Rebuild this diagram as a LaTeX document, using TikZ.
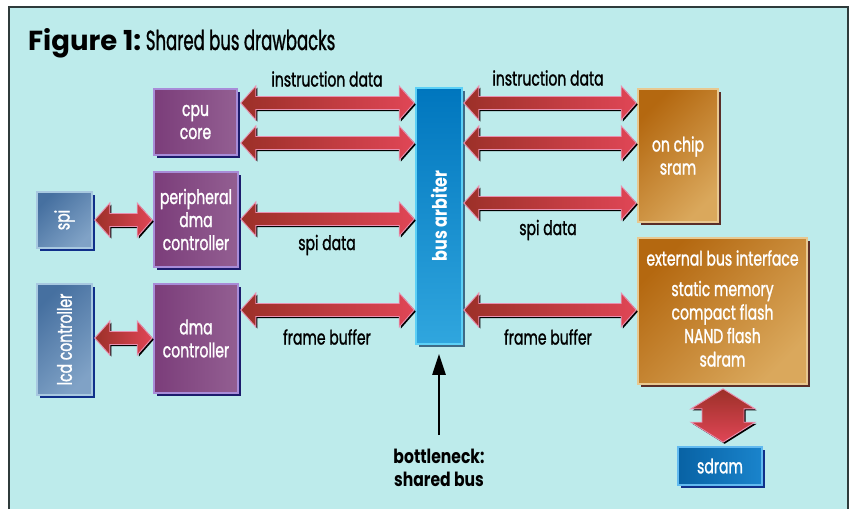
\documentclass[tikz,border=0pt]{standalone}
\usepackage{fontspec}
\setmainfont{Poppins}[FakeStretch=0.7, FakeBold=1.2, BoldFeatures={FakeStretch=0.8, FakeBold=0}]
\newfontfamily\figfont{Poppins}
\newfontfamily\titlefont{Poppins}[FakeStretch=0.6, FakeBold=1]
\usetikzlibrary{calc,shadows,arrows.meta}

\definecolor{bgc}{HTML}{BDEBEB}
\definecolor{framec}{HTML}{2F3B3B}
\definecolor{purA}{HTML}{7B3D7A}
\definecolor{purB}{HTML}{935F92}
\definecolor{purEdge}{HTML}{A88CD8}
\definecolor{purShadow}{HTML}{1C1C6C}
\definecolor{slA}{HTML}{4670A0}
\definecolor{slB}{HTML}{80A2C6}
\definecolor{slEdge}{HTML}{A8C8E0}
\definecolor{slShadow}{HTML}{10308A}
\definecolor{arbA}{HTML}{0076BE}
\definecolor{arbB}{HTML}{30A6DE}
\definecolor{arbEdge}{HTML}{5CD0F6}
\definecolor{arbShadow}{HTML}{3E6A86}
\definecolor{orA}{HTML}{B46810}
\definecolor{orB}{HTML}{DAA85C}
\definecolor{orEdge}{HTML}{E8C890}
\definecolor{orShadow}{HTML}{5A2E28}
\definecolor{sdA}{HTML}{0862A4}
\definecolor{sdB}{HTML}{1A84CC}
\definecolor{sdEdge}{HTML}{62BAF0}
\definecolor{arrA}{HTML}{9C3028}
\definecolor{arrB}{HTML}{E04656}
\definecolor{arrEdge}{HTML}{E890B0}

% horizontal double block arrow between two tips on one line
\newcommand\fatH[2]{let \p1=#1, \p2=#2 in
  (\x1,\y1) -- (\x1+15pt,\y1+17pt) -- (\x1+15pt,\y1+6.5pt) -- (\x2-15pt,\y1+6.5pt)
  -- (\x2-15pt,\y1+17pt) -- (\x2,\y1) -- (\x2-15pt,\y1-17pt) -- (\x2-15pt,\y1-6.5pt)
  -- (\x1+15pt,\y1-6.5pt) -- (\x1+15pt,\y1-17pt) -- cycle}
% vertical double block arrow, top tip then bottom tip
\newcommand\fatV[2]{let \p1=#1, \p2=#2 in
  (\x1,\y1) -- (\x1+32pt,\y1-20pt) -- (\x1+21pt,\y1-20pt) -- (\x1+21pt,\y2+20pt)
  -- (\x1+32pt,\y2+20pt) -- (\x1,\y2) -- (\x1-32pt,\y2+20pt) -- (\x1-21pt,\y2+20pt)
  -- (\x1-21pt,\y1-20pt) -- (\x1-32pt,\y1-20pt) -- cycle}

\begin{document}
\begin{tikzpicture}[x=1pt,y=-1pt,
  box/.style={line width=1.6pt, text=white, align=center, inner sep=0pt,
    font=\fontsize{20}{23}\selectfont},
  purplebox/.style={box, draw=purEdge, left color=purA, right color=purB,
    drop shadow={fill=purShadow, opacity=1, shadow xshift=3pt, shadow yshift=-3pt}},
  slatebox/.style={box, draw=slEdge, top color=slA, bottom color=slB, shading angle=45,
    drop shadow={fill=slShadow, opacity=1, shadow xshift=3pt, shadow yshift=-3pt}},
  arbbox/.style={box, draw=arbEdge, top color=arbA, bottom color=arbB,
    drop shadow={fill=arbShadow, opacity=1, shadow xshift=3pt, shadow yshift=-3pt}},
  orangebox/.style={box, draw=orEdge, top color=orA, bottom color=orB, shading angle=45,
    drop shadow={fill=orShadow, opacity=1, shadow xshift=3pt, shadow yshift=-3pt}},
  sdbox/.style={box, draw=sdEdge, left color=sdA, right color=sdB,
    drop shadow={fill=slShadow, opacity=1, shadow xshift=3pt, shadow yshift=-3pt}},
  blockarrow/.style={draw=arrEdge, line width=0.9pt, line join=miter,
    left color=arrA, right color=arrB,
    drop shadow={fill=black, opacity=1, shadow xshift=1.6pt, shadow yshift=-1.6pt}},
  blockarrowv/.style={draw=arrEdge, line width=0.9pt, line join=miter,
    top color=arrA, bottom color=arrB,
    drop shadow={fill=black, opacity=1, shadow xshift=1.6pt, shadow yshift=-1.6pt}},
  lbl/.style={font=\fontsize{20}{23}\selectfont, text=black, inner sep=0pt},
]
\useasboundingbox (0,0) rectangle (851,509);
\fill[white] (0,0) rectangle (851,509);
\fill[bgc] (9,7) rectangle (848,509);
\draw[framec, line width=2pt] (9,509) -- (9,7) -- (848,7) -- (848,509);

% title
\node[anchor=base west, inner sep=0pt] (title) at (28,50)
  {\fontsize{27.5}{30}\selectfont\figfont\bfseries Figure 1:\,\titlefont\mdseries\fontsize{27.5}{30}\selectfont Shared bus drawbacks};

% blocks
\node[purplebox, minimum width=83, minimum height=66] (cpu) at (195.5,122) {cpu\\core};
\node[purplebox, minimum width=84, minimum height=95] (pdma) at (196,219.5) {peripheral\\dma\\controller};
\node[purplebox, minimum width=84, minimum height=109] (dma) at (196,338.5) {dma\\controller};
\node[slatebox, minimum width=55, minimum height=56] (spi) at (64.5,220) {\rotatebox{90}{spi}};
\node[slatebox, minimum width=55, minimum height=111] (lcd) at (64.5,339.5) {\rotatebox{90}{lcd controller}};
\node[arbbox, minimum width=46, minimum height=256] (arb) at (439,216) {\rotatebox{90}{\bfseries bus arbiter}};
\node[orangebox, minimum width=80, minimum height=133] (sram) at (678,155.5) {on chip\\sram};
\node[orangebox, minimum width=169, minimum height=146] (ebi) at (722.5,311) {};
\node[box] (ebititle) at (722.5,258) {external bus interface};
\node[box, anchor=north, font=\fontsize{20}{23.5}\selectfont] (ebilist) at (722.5,280) {static memory\\compact flash\\NAND flash\\sdram};
\node[sdbox, minimum width=84, minimum height=38] (sdram) at (720,466) {sdram};

% arrow end points
\coordinate (a1l) at ($(cpu.east |- 0,103)+(3,0)$);
\coordinate (a1r) at ($(arb.west |- 0,103)+(-1,0)$);
\coordinate (a2l) at ($(cpu.east |- 0,143)+(3,0)$);
\coordinate (a2r) at ($(arb.west |- 0,143)+(-1,0)$);
\coordinate (a3l) at ($(pdma.east |- 0,219)+(2,0)$);
\coordinate (a3r) at ($(arb.west |- 0,219)+(-1,0)$);
\coordinate (a4l) at ($(dma.east |- 0,310)+(2,0)$);
\coordinate (a4r) at ($(arb.west |- 0,310)+(-1,0)$);
\coordinate (b1l) at ($(arb.east |- 0,103)+(1,0)$);
\coordinate (b1r) at ($(sram.west |- 0,103)+(-1,0)$);
\coordinate (b2l) at ($(arb.east |- 0,143)+(1,0)$);
\coordinate (b2r) at ($(sram.west |- 0,143)+(-1,0)$);
\coordinate (b3l) at ($(arb.east |- 0,203)+(1,0)$);
\coordinate (b3r) at ($(sram.west |- 0,203)+(-1,0)$);
\coordinate (b4l) at ($(arb.east |- 0,310)+(1,0)$);
\coordinate (b4r) at ($(ebi.west |- 0,310)+(-1,0)$);
\coordinate (s1l) at ($(spi.east |- 0,220)+(2,0)$);
\coordinate (s1r) at ($(pdma.west |- 0,220)+(-1,0)$);
\coordinate (s2l) at ($(lcd.east |- 0,338)+(2,0)$);
\coordinate (s2r) at ($(dma.west |- 0,338)+(-1,0)$);
\coordinate (vt) at ($(ebi.south)+(0.5,4)$);
\coordinate (vb) at ($(sdram.north)+(3,-4)$);

% block arrows
\foreach \l/\r in {a1l/a1r, a2l/a2r, a3l/a3r, a4l/a4r, b1l/b1r, b2l/b2r, b3l/b3r, b4l/b4r, s1l/s1r, s2l/s2r}
  \path[blockarrow] \fatH{(\l)}{(\r)};
\path[blockarrowv] \fatV{(vt)}{(vb)};

% arrow labels
\node[lbl] (li) at (327,79) {instruction data};
\node[lbl] (ri) at (548,78) {instruction data};
\node[lbl] (ls) at (327,245) {spi data};
\node[lbl] (rs) at (548,230) {spi data};
\node[lbl] (lf) at (327,337) {frame buffer};
\node[lbl] (rf) at (548,337) {frame buffer};

% bottleneck pointer
\node[lbl, align=center, font=\fontsize{19.5}{23}\selectfont\bfseries] (bneck) at (439,468) {bottleneck:\\shared bus};
\draw[line width=2.4pt, -{Triangle[length=21pt,width=13pt]}] ([yshift=14pt]bneck.north) -- ([yshift=-9pt]arb.south);
\end{tikzpicture}
\end{document}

==*==

* **Problem**
Starting at the top of the listing above, reproduce each line up to and including the one with "-- (\x1-21pt,\y1-20pt) -- (\x1-32pt,\y1-20pt)"; omit the pictures.

* **Correct result**
Rebuild this diagram as a LaTeX document, using TikZ.
\documentclass[tikz,border=0pt]{standalone}
\usepackage{fontspec}
\setmainfont{Poppins}[FakeStretch=0.7, FakeBold=1.2, BoldFeatures={FakeStretch=0.8, FakeBold=0}]
\newfontfamily\figfont{Poppins}
\newfontfamily\titlefont{Poppins}[FakeStretch=0.6, FakeBold=1]
\usetikzlibrary{calc,shadows,arrows.meta}

\definecolor{bgc}{HTML}{BDEBEB}
\definecolor{framec}{HTML}{2F3B3B}
\definecolor{purA}{HTML}{7B3D7A}
\definecolor{purB}{HTML}{935F92}
\definecolor{purEdge}{HTML}{A88CD8}
\definecolor{purShadow}{HTML}{1C1C6C}
\definecolor{slA}{HTML}{4670A0}
\definecolor{slB}{HTML}{80A2C6}
\definecolor{slEdge}{HTML}{A8C8E0}
\definecolor{slShadow}{HTML}{10308A}
\definecolor{arbA}{HTML}{0076BE}
\definecolor{arbB}{HTML}{30A6DE}
\definecolor{arbEdge}{HTML}{5CD0F6}
\definecolor{arbShadow}{HTML}{3E6A86}
\definecolor{orA}{HTML}{B46810}
\definecolor{orB}{HTML}{DAA85C}
\definecolor{orEdge}{HTML}{E8C890}
\definecolor{orShadow}{HTML}{5A2E28}
\definecolor{sdA}{HTML}{0862A4}
\definecolor{sdB}{HTML}{1A84CC}
\definecolor{sdEdge}{HTML}{62BAF0}
\definecolor{arrA}{HTML}{9C3028}
\definecolor{arrB}{HTML}{E04656}
\definecolor{arrEdge}{HTML}{E890B0}

% horizontal double block arrow between two tips on one line
\newcommand\fatH[2]{let \p1=#1, \p2=#2 in
  (\x1,\y1) -- (\x1+15pt,\y1+17pt) -- (\x1+15pt,\y1+6.5pt) -- (\x2-15pt,\y1+6.5pt)
  -- (\x2-15pt,\y1+17pt) -- (\x2,\y1) -- (\x2-15pt,\y1-17pt) -- (\x2-15pt,\y1-6.5pt)
  -- (\x1+15pt,\y1-6.5pt) -- (\x1+15pt,\y1-17pt) -- cycle}
% vertical double block arrow, top tip then bottom tip
\newcommand\fatV[2]{let \p1=#1, \p2=#2 in
  (\x1,\y1) -- (\x1+32pt,\y1-20pt) -- (\x1+21pt,\y1-20pt) -- (\x1+21pt,\y2+20pt)
  -- (\x1+32pt,\y2+20pt) -- (\x1,\y2) -- (\x1-32pt,\y2+20pt) -- (\x1-21pt,\y2+20pt)
  -- (\x1-21pt,\y1-20pt) -- (\x1-32pt,\y1-20pt) -- cycle}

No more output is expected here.